Cour de cassation, 1ère civ, 19 mars 2025, Pourvoi n° 23-17.696
Par cet arrêt du 19 mars 2025, la Cour de cassation retient pour la première fois la responsabilité de l’expert judiciaire en raison de ses conclusions imprécises.
En l’espèce, la requérante avait acquis une maison le 18 décembre 1997 et se plaignait de désordres. Elle avait alors sollicité une expertise en référé et assigné en garantie décennale les vendeurs et maîtres d’œuvre.
Cependant, ses demandes avaient été déboutées par un arrêt du 11 janvier 2011, devenu irrévocable suite au rejet du pourvoi en appel formé contre celui-ci.
En outre, le 10 février 2017, la plaignante a assigné en responsabilité et indemnisation l’expert et ses assureurs. Les défendeurs opposaient une fin de non-recevoir et une demande de condamnation pour procédure abusive.
Néanmoins, la Cour de cassation précise dans son considérant n°9 que :
« L’expert judiciaire engage sa responsabilité à raison des fautes commises dans l’accomplissement de sa mission, conformément aux règles de droit commun de la responsabilité civile. »
De cette façon, l’expert judiciaire peut voir engager sa responsabilité sur le fondement de l’article 1240 du Code civil.
Pour rappel et en droit, l’article 1240 du Code civil dispose que :
« Tout fait quelconque de l’homme, qui cause à autrui un dommage, oblige celui par la faute duquel il est arrivé à le réparer. »
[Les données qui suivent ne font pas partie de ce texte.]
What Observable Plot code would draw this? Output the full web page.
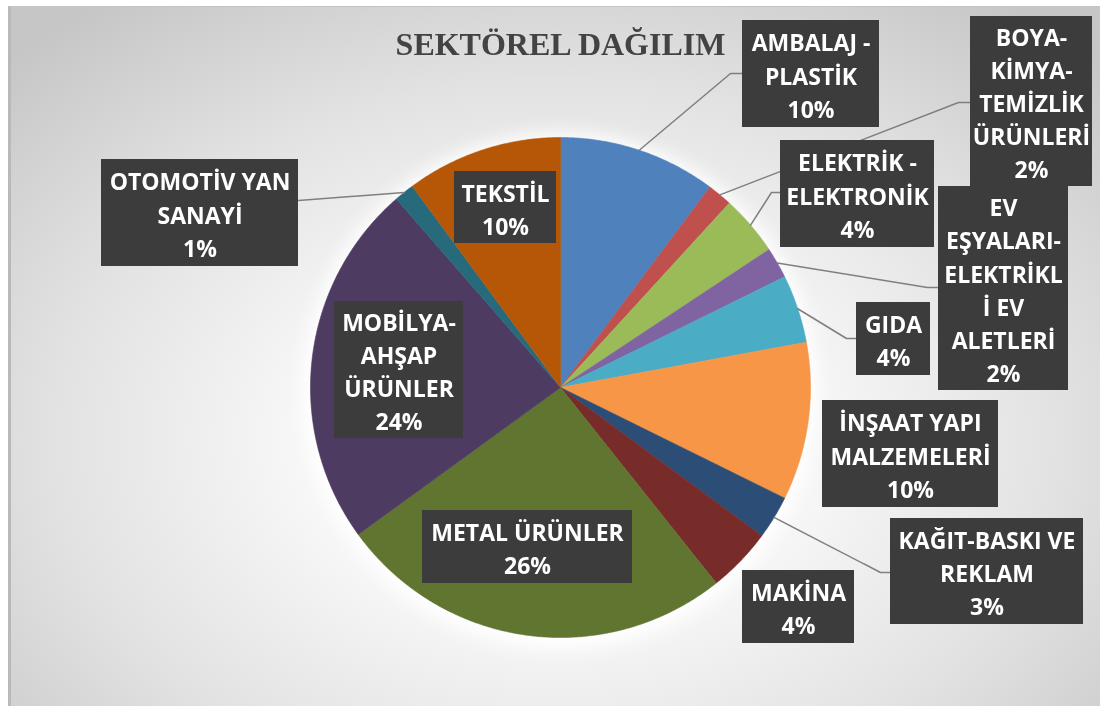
<!DOCTYPE html>
<html><head><meta charset="utf-8">
<script src="https://cdn.jsdelivr.net/npm/d3@7"></script>
<script src="https://cdn.jsdelivr.net/npm/@observablehq/plot@0.6"></script>
<style>
html,body{margin:0;padding:0;background:#fff;}
#wrap{position:relative;width:1105px;height:706px;overflow:hidden;}
#bg{position:absolute;left:8px;top:6px;width:1092px;height:700px;box-sizing:border-box;
  border-top:1px solid #c4c4c4;border-left:3px solid #b9b9b9;
  background:radial-gradient(ellipse 70% 78% at 50% 62%, #ffffff 0%, #f8f8f8 32%, #e2e2e2 66%, #c6c6c6 100%);}
#chart{position:absolute;left:0;top:0;}
</style></head>
<body><div id="wrap"><div id="bg"></div><div id="chart"></div></div>
<script>
// ---- data ----
const titleText = "SEKTÖREL DAĞILIM";
const sectors = [
  "AMBALAJ - PLASTİK", "BOYA-KİMYA-TEMİZLİK ÜRÜNLERİ", "ELEKTRİK - ELEKTRONİK",
  "EV EŞYALARI-ELEKTRİKLİ EV ALETLERİ", "GIDA", "İNŞAAT YAPI MALZEMELERİ",
  "KAĞIT-BASKI VE REKLAM", "MAKİNA", "METAL ÜRÜNLER", "MOBİLYA-AHŞAP ÜRÜNLER",
  "OTOMOTİV YAN SANAYİ", "TEKSTİL"
];
const shares = [10.2, 1.6, 3.9, 2.0, 4.4, 10.2, 2.8, 4.2, 25.7, 23.6, 1.3, 10.1];
const percentLabels = ["10%", "2%", "4%", "2%", "4%", "10%", "3%", "4%", "26%", "24%", "1%", "10%"];
const labelLines = [
  ["AMBALAJ -", "PLASTİK"],
  ["BOYA-", "KİMYA-", "TEMİZLİK", "ÜRÜNLERİ"],
  ["ELEKTRİK -", "ELEKTRONİK"],
  ["EV", "EŞYALARI-", "ELEKTRİKL", "İ EV", "ALETLERİ"],
  ["GIDA"],
  ["İNŞAAT YAPI", "MALZEMELERİ"],
  ["KAĞIT-BASKI VE", "REKLAM"],
  ["MAKİNA"],
  ["METAL ÜRÜNLER"],
  ["MOBİLYA-", "AHŞAP", "ÜRÜNLER"],
  ["OTOMOTİV YAN", "SANAYİ"],
  ["TEKSTİL"]
];
const colors = ["#4F81BD", "#C0504D", "#9BBB59", "#8064A2", "#4BACC6", "#F79646",
                "#2C4D75", "#772C2A", "#5F7530", "#4D3B62", "#276A7C", "#B65708"];

// ---- layout (in pie-radius units, pie centre = 0,0) ----
const boxLayout = [
  [0.728, 1.276, 1.04, 1.468],
  [1.64, 2.128, 0.804, 1.484],
  [0.88, 1.496, 0.56, 0.988],
  [1.512, 2.032, -0.012, 0.804],
  [1.184, 1.48, 0.048, 0.34],
  [1.048, 1.752, -0.48, -0.052],
  [1.32, 2.092, -0.948, -0.524],
  [0.728, 1.176, -1.024, -0.732],
  [-0.552, 0.288, -0.784, -0.492],
  [-0.904, -0.388, -0.204, 0.344],
  [-1.836, -1.048, 0.484, 0.912],
  [-0.424, -0.016, 0.576, 0.864]
];
// leader: slice index, elbow point, end point
const leaderLayout = [
  [0, [0.68, 1.256], [0.728, 1.256]],
  [1, [1.592, 1.14], [1.64, 1.14]],
  [2, [0.844, 0.78], [0.88, 0.78]],
  [3, [1.468, 0.4], [1.512, 0.4]],
  [4, [1.144, 0.196], [1.184, 0.196]],
  [6, [1.28, -0.74], [1.32, -0.74]],
  [10, null, [-1.048, 0.748]]
];

// ---- build slice polygons ----
const total = d3.sum(shares);
const slices = [];
const mids = [];
let acc = 0;
sectors.forEach((s, i) => {
  const a0 = acc / total * 2 * Math.PI;
  acc += shares[i];
  const a1 = acc / total * 2 * Math.PI;
  mids.push((a0 + a1) / 2);
  const pts = [{x: 0, y: 0}];
  const n = Math.max(2, Math.ceil((a1 - a0) / (Math.PI / 360)));
  for (let k = 0; k <= n; k++) {
    const a = a0 + (a1 - a0) * k / n;
    pts.push({x: Math.sin(a), y: Math.cos(a)});
  }
  pts.push({x: 0, y: 0});
  slices.push(pts);
});

const leaderPts = [];
leaderLayout.forEach(([i, elbow, end]) => {
  const a = mids[i];
  leaderPts.push({id: i, x: Math.sin(a), y: Math.cos(a)});
  if (elbow) leaderPts.push({id: i, x: elbow[0], y: elbow[1]});
  leaderPts.push({id: i, x: end[0], y: end[1]});
});

const boxes = sectors.map((s, i) => ({
  sector: s,
  x1: boxLayout[i][0], x2: boxLayout[i][1], y1: boxLayout[i][2], y2: boxLayout[i][3],
  text: [...labelLines[i], percentLabels[i]].join("\n")
}));

const sliceMarks = slices.map((pts, i) =>
  Plot.line(pts, {x: "x", y: "y", fill: colors[i], stroke: colors[i], strokeWidth: 0.6}));

const chart = Plot.plot({
  width: 1105, height: 706,
  marginTop: 0, marginRight: 0, marginBottom: 0, marginLeft: 0,
  x: {domain: [-2.24, 2.18], axis: null},
  y: {domain: [-1.276, 1.548], axis: null},
  style: {background: "transparent", overflow: "visible"},
  marks: [
    ...sliceMarks,
    Plot.line(leaderPts, {x: "x", y: "y", z: "id", stroke: "#7f7f7f", strokeWidth: 1.5}),
    Plot.rect(boxes, {x1: "x1", x2: "x2", y1: "y1", y2: "y2", fill: "#3c3c3c",
      ariaLabel: "label-boxes"}),
    Plot.text(boxes, {x: d => (d.x1 + d.x2) / 2, y: d => (d.y1 + d.y2) / 2, text: "text",
      fill: "#ffffff", fontSize: 23, fontWeight: "bold", fontFamily: "Open Sans",
      lineHeight: 1.44}),
    Plot.text([titleText], {x: () => 0, y: () => 1.372, text: d => d,
      fill: "#434343", fontSize: 32, fontWeight: "bold", fontFamily: "Liberation Serif"})
  ]
});

// group the slices so they share one soft white halo
const ns = "http://www.w3.org/2000/svg";
const lineGroups = chart.querySelectorAll('g[aria-label="line"]');
if (lineGroups.length >= slices.length) {
  const wrapG = document.createElementNS(ns, "g");
  wrapG.setAttribute("style", "filter:drop-shadow(0 0 10px #ffffff) drop-shadow(0 6px 10px rgba(255,255,255,0.9))");
  lineGroups[0].parentNode.insertBefore(wrapG, lineGroups[0]);
  for (let i = 0; i < slices.length; i++) wrapG.appendChild(lineGroups[i]);
}

// dotted texture and drop shadow for the label boxes
const defs = document.createElementNS(ns, "defs");
const pat = document.createElementNS(ns, "pattern");
pat.setAttribute("id", "dots"); pat.setAttribute("width", "7"); pat.setAttribute("height", "7");
pat.setAttribute("patternUnits", "userSpaceOnUse");
const pr = document.createElementNS(ns, "rect");
pr.setAttribute("width", "7"); pr.setAttribute("height", "7"); pr.setAttribute("fill", "#3c3c3c");
const pc = document.createElementNS(ns, "circle");
pc.setAttribute("cx", "3.5"); pc.setAttribute("cy", "3.5"); pc.setAttribute("r", "1.1"); pc.setAttribute("fill", "#575757");
pat.appendChild(pr); pat.appendChild(pc); defs.appendChild(pat);
chart.insertBefore(defs, chart.firstChild);
const bg = chart.querySelector('g[aria-label="label-boxes"]');
if (bg) {
  bg.setAttribute("fill", "url(#dots)");
  bg.querySelectorAll("rect").forEach(r =>
    r.setAttribute("style", "filter:drop-shadow(4px 5px 3px rgba(0,0,0,0.45))"));
}

document.getElementById("chart").appendChild(chart);
</script>
</body></html>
Or, la Haute juridiction souligne que la Cour d’appel avait souverainement rejeté la demande de la plaignante au motif d’une absence de preuve d’un dommage portant atteinte à la solidité de l’ouvrage ou le rendent impropre à sa destination dans le délai légal de dix ans.
En outre, la Cour d’appel avait motivé sa décision en indiquant que cette problématique probatoire résultait pour « partie du caractère hypothétique et imprécis des conclusions de l’expert, non étayées par des investigations sur la cause des désordres »
Par conséquent, les juges du quai de l’horloge considèrent que l’expert a commis une faute au sens de l’article 1240 du Code civil.
Il engage donc sa responsabilité du fait de la perte de chance d’obtenir gain de cause en justice, évaluée par les juges à 40%.
Il faut donc retenir de cet arrêt que désormais, l’expert judiciaire rendant des conclusions imprécises ayant pour conséquence une perte de chance d’obtenir gain de cause en justice, commet une faute entraînant un préjudice et peut alors voir sa responsabilité civile engagée sur le fondement de l’article 1240 par tout intéressé.